** Start **

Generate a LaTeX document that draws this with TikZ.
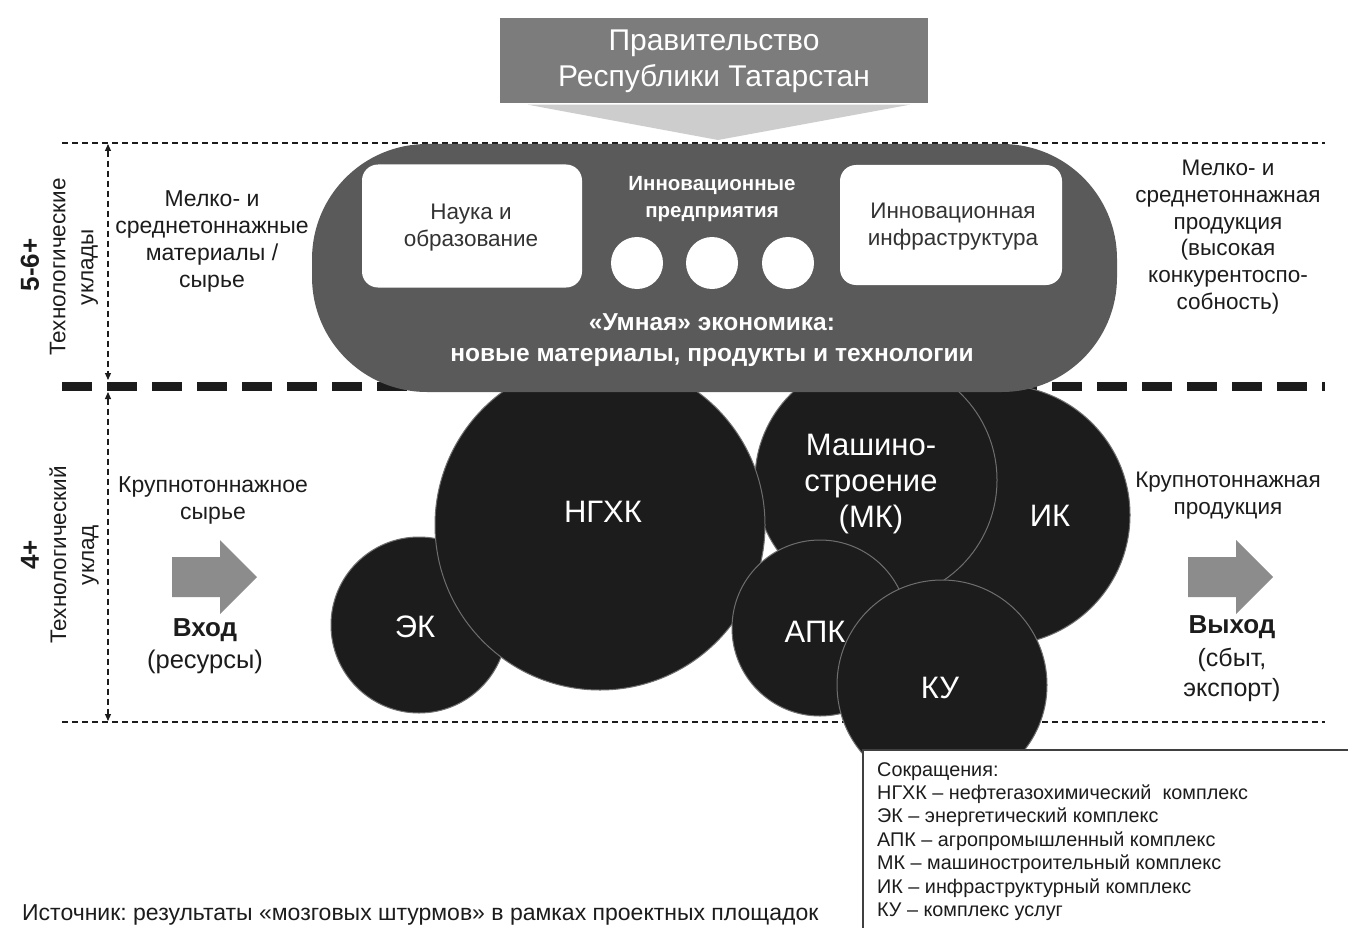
\documentclass[tikz,border=0pt]{standalone}
\usepackage{fontspec}
\setmainfont{Liberation Sans}
\usetikzlibrary{arrows.meta}
\frenchspacing
\definecolor{stadgray}{HTML}{5A5A5A}
\definecolor{circdark}{HTML}{1C1C1C}
\definecolor{circline}{HTML}{6E6E6E}
\definecolor{govgray}{HTML}{7C7C7C}
\definecolor{trigray}{HTML}{CDCDCD}
\definecolor{arrgray}{HTML}{8C8C8C}
\definecolor{txtdark}{HTML}{1C1C1C}
\definecolor{boxtxt}{HTML}{333333}
\begin{document}
\begin{tikzpicture}[x=1pt,y=-1pt,
  thindash/.style={draw=txtdark, line width=1.1pt, dash pattern=on 6pt off 4pt},
  thickdash/.style={draw=txtdark, line width=9pt, dash pattern=on 30pt off 15pt},
  vtip/.style={{Triangle[length=7pt,width=6pt]}-{Triangle[length=7pt,width=6pt]}},
  circ/.style={circle, fill=circdark, draw=circline, line width=1pt, inner sep=0pt},
  ctext/.style={text=white, font=\fontsize{31}{36}\selectfont, align=center},
  sidetext/.style={text=txtdark, font=\fontsize{23}{27}\selectfont, align=center},
  sidebold/.style={text=txtdark, font=\bfseries\fontsize{26}{30}\selectfont, align=center},
  rottext/.style={text=txtdark, rotate=90, align=center, font=\fontsize{22.5}{28}\selectfont},
  rotbold/.style={text=txtdark, font=\bfseries\fontsize{26}{30}\selectfont, rotate=90},
  whitebox/.style={fill=white, rounded corners=16pt},
  boxtext/.style={text=boxtxt, font=\fontsize{22.5}{27}\selectfont, align=center},
  dot/.style={circle, fill=white, inner sep=0pt, minimum size=52pt},
  blockarrow/.style={fill=arrgray},
]
\useasboundingbox (0,0) rectangle (1348,928);
\fill[white] (0,0) rectangle (1348,928);

% guide lines
\coordinate (tl) at (62,143);  \coordinate (tr) at (1325,143);
\coordinate (ml) at (62,386);  \coordinate (mr) at (1325,386);
\coordinate (bl) at (62,722);  \coordinate (br) at (1325,722);
\coordinate (vt) at (108,144); \coordinate (vm1) at (108,380);
\coordinate (vm2) at (108,392); \coordinate (vb) at (108,721);
\draw[thindash] (tl) -- (tr);
\draw[thindash] (bl) -- (br);
\draw[thickdash] (ml) -- (mr);
\draw[thindash, vtip] (vt) -- (vm1);
\draw[thindash, vtip] (vm2) -- (vb);

% government
\node[fill=govgray, minimum width=428pt, minimum height=85pt, inner sep=0pt,
      text=white, font=\fontsize{30}{36}\selectfont, align=center] (gov) at (714,61)
      {Правительство\\Республики Татарстан};
\fill[trigray] (gov.south west) ++(28,1) -- ++(382,0) -- (718,140) -- cycle;

% circles
\node[circ, minimum size=260pt] (ik) at (1000,515) {};
\node[circ, minimum size=242pt] (mk) at (876,480) {};
\node[circ, minimum size=176pt] (ek) at (419,625) {};
\node[circ, minimum size=330pt] (ngxk) at (600,525) {};
\node[circ, minimum size=176pt] (apk) at (820,628) {};
\node[circ, minimum size=210pt] (ku) at (942,685) {};

\node[ctext] (tngxk) at (603,512) {НГХК};
\node[ctext] (tek) at (415,627) {ЭК};
\node[ctext] (tmk) at (871,484) {Машино-\\строение\\(МК)};
\node[ctext] (tik) at (1050,516) {ИК};
\node[ctext] (tapk) at (815,632) {АПК};
\node[ctext] (tku) at (940,688) {КУ};

% smart economy stadium
\node[fill=stadgray, rounded corners=115pt, minimum width=805pt, minimum height=248pt,
      inner sep=0pt] (smart) at (714.5,268) {};
\node[whitebox, minimum width=220pt, minimum height=123pt] (nauka) at (472,226) {};
\node[boxtext] (tnauka) at (471,228) {Наука и\\образование};
\node[whitebox, minimum width=222pt, minimum height=120pt] (infra) at (951,225) {};
\node[boxtext] (tinfra) at (953,227) {Инновационная\\инфраструктура};
\node[text=white, font=\bfseries\fontsize{20.5}{27}\selectfont, align=center] (tpred) at (712,199)
      {Инновационные\\предприятия};
\node[dot] (d1) at (637,263) {};
\node[dot] (d2) at (712,263) {};
\node[dot] (d3) at (788,263) {};
\node[text=white, font=\bfseries\fontsize{24.5}{31}\selectfont, align=center] (tsmart) at (712,340)
      {«Умная» экономика:\\новые материалы, продукты и технологии};

% side labels left
\node[rotbold] (l56) at (30,265) {5-6+};
\node[rottext] (l56t) at (74,267) {Технологические\\уклады};
\node[rotbold] (l4) at (30,555) {4+};
\node[rottext] (l4t) at (74,555) {Технологический\\уклад};

\node[sidetext] (lsmall) at (212,241) {Мелко- и\\среднетоннажные\\материалы /\\сырье};
\node[sidetext] (lbig) at (213,500) {Крупнотоннажное\\сырье};
\fill[blockarrow] (172,557) -- (220,557) -- (220,540) -- (257,577) -- (220,614) -- (220,597) -- (172,597) -- cycle;
\coordinate (inarrow) at (214,577);
\node[sidebold] (vhod) at (205,630) {Вход};
\node[sidetext, font=\fontsize{25.5}{30}\selectfont] (res) at (205,662) {(ресурсы)};

% side labels right
\node[sidetext, font=\fontsize{22.5}{26.8}\selectfont] (rsmall) at (1228,237)
      {Мелко- и\\среднетоннажная\\продукция\\(высокая\\конкурентоспо-\\собность)};
\node[sidetext, font=\fontsize{22.5}{27}\selectfont] (rbig) at (1228,496) {Крупнотоннажная\\продукция};
\fill[blockarrow] (1188,557) -- (1236,557) -- (1236,540) -- (1273,577) -- (1236,614) -- (1236,597) -- (1188,597) -- cycle;
\coordinate (outarrow) at (1230,577);
\node[sidebold] (vyhod) at (1232,627) {Выход};
\node[sidetext, font=\fontsize{25}{30}\selectfont] (sbyt) at (1232,675) {(сбыт,\\экспорт)};

% legend
\fill[white] (863,750) rectangle (1348,928);
\coordinate (lg1) at (863,930); \coordinate (lg2) at (863,750); \coordinate (lg3) at (1348,750);
\draw[draw=black!75, line width=1.3pt] (lg1) -- (lg2) -- (lg3);
\node[anchor=north west, align=left, text=txtdark, font=\fontsize{19.8}{23.4}\selectfont, inner sep=0pt] (legend) at (877,762)
 {Сокращения:\\
  НГХК – нефтегазохимический\ \ комплекс\\
  ЭК – энергетический комплекс\\
  АПК – агропромышленный комплекс\\
  МК – машиностроительный комплекс\\
  ИК – инфраструктурный комплекс\\
  КУ – комплекс услуг};

% source
\node[anchor=west, text=txtdark, font=\fontsize{23}{26}\selectfont, inner sep=0pt] (source) at (22,915)
 {Источник: результаты «мозговых штурмов» в рамках проектных площадок};
\end{tikzpicture}
\end{document}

** End **

## WHAT IS REQUIRED
Transcribe the full listing above exactly as it stands, minus the pictures.

## FULL ANSWER
Generate a LaTeX document that draws this with TikZ.
\documentclass[tikz,border=0pt]{standalone}
\usepackage{fontspec}
\setmainfont{Liberation Sans}
\usetikzlibrary{arrows.meta}
\frenchspacing
\definecolor{stadgray}{HTML}{5A5A5A}
\definecolor{circdark}{HTML}{1C1C1C}
\definecolor{circline}{HTML}{6E6E6E}
\definecolor{govgray}{HTML}{7C7C7C}
\definecolor{trigray}{HTML}{CDCDCD}
\definecolor{arrgray}{HTML}{8C8C8C}
\definecolor{txtdark}{HTML}{1C1C1C}
\definecolor{boxtxt}{HTML}{333333}
\begin{document}
\begin{tikzpicture}[x=1pt,y=-1pt,
  thindash/.style={draw=txtdark, line width=1.1pt, dash pattern=on 6pt off 4pt},
  thickdash/.style={draw=txtdark, line width=9pt, dash pattern=on 30pt off 15pt},
  vtip/.style={{Triangle[length=7pt,width=6pt]}-{Triangle[length=7pt,width=6pt]}},
  circ/.style={circle, fill=circdark, draw=circline, line width=1pt, inner sep=0pt},
  ctext/.style={text=white, font=\fontsize{31}{36}\selectfont, align=center},
  sidetext/.style={text=txtdark, font=\fontsize{23}{27}\selectfont, align=center},
  sidebold/.style={text=txtdark, font=\bfseries\fontsize{26}{30}\selectfont, align=center},
  rottext/.style={text=txtdark, rotate=90, align=center, font=\fontsize{22.5}{28}\selectfont},
  rotbold/.style={text=txtdark, font=\bfseries\fontsize{26}{30}\selectfont, rotate=90},
  whitebox/.style={fill=white, rounded corners=16pt},
  boxtext/.style={text=boxtxt, font=\fontsize{22.5}{27}\selectfont, align=center},
  dot/.style={circle, fill=white, inner sep=0pt, minimum size=52pt},
  blockarrow/.style={fill=arrgray},
]
\useasboundingbox (0,0) rectangle (1348,928);
\fill[white] (0,0) rectangle (1348,928);

% guide lines
\coordinate (tl) at (62,143);  \coordinate (tr) at (1325,143);
\coordinate (ml) at (62,386);  \coordinate (mr) at (1325,386);
\coordinate (bl) at (62,722);  \coordinate (br) at (1325,722);
\coordinate (vt) at (108,144); \coordinate (vm1) at (108,380);
\coordinate (vm2) at (108,392); \coordinate (vb) at (108,721);
\draw[thindash] (tl) -- (tr);
\draw[thindash] (bl) -- (br);
\draw[thickdash] (ml) -- (mr);
\draw[thindash, vtip] (vt) -- (vm1);
\draw[thindash, vtip] (vm2) -- (vb);

% government
\node[fill=govgray, minimum width=428pt, minimum height=85pt, inner sep=0pt,
      text=white, font=\fontsize{30}{36}\selectfont, align=center] (gov) at (714,61)
      {Правительство\\Республики Татарстан};
\fill[trigray] (gov.south west) ++(28,1) -- ++(382,0) -- (718,140) -- cycle;

% circles
\node[circ, minimum size=260pt] (ik) at (1000,515) {};
\node[circ, minimum size=242pt] (mk) at (876,480) {};
\node[circ, minimum size=176pt] (ek) at (419,625) {};
\node[circ, minimum size=330pt] (ngxk) at (600,525) {};
\node[circ, minimum size=176pt] (apk) at (820,628) {};
\node[circ, minimum size=210pt] (ku) at (942,685) {};

\node[ctext] (tngxk) at (603,512) {НГХК};
\node[ctext] (tek) at (415,627) {ЭК};
\node[ctext] (tmk) at (871,484) {Машино-\\строение\\(МК)};
\node[ctext] (tik) at (1050,516) {ИК};
\node[ctext] (tapk) at (815,632) {АПК};
\node[ctext] (tku) at (940,688) {КУ};

% smart economy stadium
\node[fill=stadgray, rounded corners=115pt, minimum width=805pt, minimum height=248pt,
      inner sep=0pt] (smart) at (714.5,268) {};
\node[whitebox, minimum width=220pt, minimum height=123pt] (nauka) at (472,226) {};
\node[boxtext] (tnauka) at (471,228) {Наука и\\образование};
\node[whitebox, minimum width=222pt, minimum height=120pt] (infra) at (951,225) {};
\node[boxtext] (tinfra) at (953,227) {Инновационная\\инфраструктура};
\node[text=white, font=\bfseries\fontsize{20.5}{27}\selectfont, align=center] (tpred) at (712,199)
      {Инновационные\\предприятия};
\node[dot] (d1) at (637,263) {};
\node[dot] (d2) at (712,263) {};
\node[dot] (d3) at (788,263) {};
\node[text=white, font=\bfseries\fontsize{24.5}{31}\selectfont, align=center] (tsmart) at (712,340)
      {«Умная» экономика:\\новые материалы, продукты и технологии};

% side labels left
\node[rotbold] (l56) at (30,265) {5-6+};
\node[rottext] (l56t) at (74,267) {Технологические\\уклады};
\node[rotbold] (l4) at (30,555) {4+};
\node[rottext] (l4t) at (74,555) {Технологический\\уклад};

\node[sidetext] (lsmall) at (212,241) {Мелко- и\\среднетоннажные\\материалы /\\сырье};
\node[sidetext] (lbig) at (213,500) {Крупнотоннажное\\сырье};
\fill[blockarrow] (172,557) -- (220,557) -- (220,540) -- (257,577) -- (220,614) -- (220,597) -- (172,597) -- cycle;
\coordinate (inarrow) at (214,577);
\node[sidebold] (vhod) at (205,630) {Вход};
\node[sidetext, font=\fontsize{25.5}{30}\selectfont] (res) at (205,662) {(ресурсы)};

% side labels right
\node[sidetext, font=\fontsize{22.5}{26.8}\selectfont] (rsmall) at (1228,237)
      {Мелко- и\\среднетоннажная\\продукция\\(высокая\\конкурентоспо-\\собность)};
\node[sidetext, font=\fontsize{22.5}{27}\selectfont] (rbig) at (1228,496) {Крупнотоннажная\\продукция};
\fill[blockarrow] (1188,557) -- (1236,557) -- (1236,540) -- (1273,577) -- (1236,614) -- (1236,597) -- (1188,597) -- cycle;
\coordinate (outarrow) at (1230,577);
\node[sidebold] (vyhod) at (1232,627) {Выход};
\node[sidetext, font=\fontsize{25}{30}\selectfont] (sbyt) at (1232,675) {(сбыт,\\экспорт)};

% legend
\fill[white] (863,750) rectangle (1348,928);
\coordinate (lg1) at (863,930); \coordinate (lg2) at (863,750); \coordinate (lg3) at (1348,750);
\draw[draw=black!75, line width=1.3pt] (lg1) -- (lg2) -- (lg3);
\node[anchor=north west, align=left, text=txtdark, font=\fontsize{19.8}{23.4}\selectfont, inner sep=0pt] (legend) at (877,762)
 {Сокращения:\\
  НГХК – нефтегазохимический\ \ комплекс\\
  ЭК – энергетический комплекс\\
  АПК – агропромышленный комплекс\\
  МК – машиностроительный комплекс\\
  ИК – инфраструктурный комплекс\\
  КУ – комплекс услуг};

% source
\node[anchor=west, text=txtdark, font=\fontsize{23}{26}\selectfont, inner sep=0pt] (source) at (22,915)
 {Источник: результаты «мозговых штурмов» в рамках проектных площадок};
\end{tikzpicture}
\end{document}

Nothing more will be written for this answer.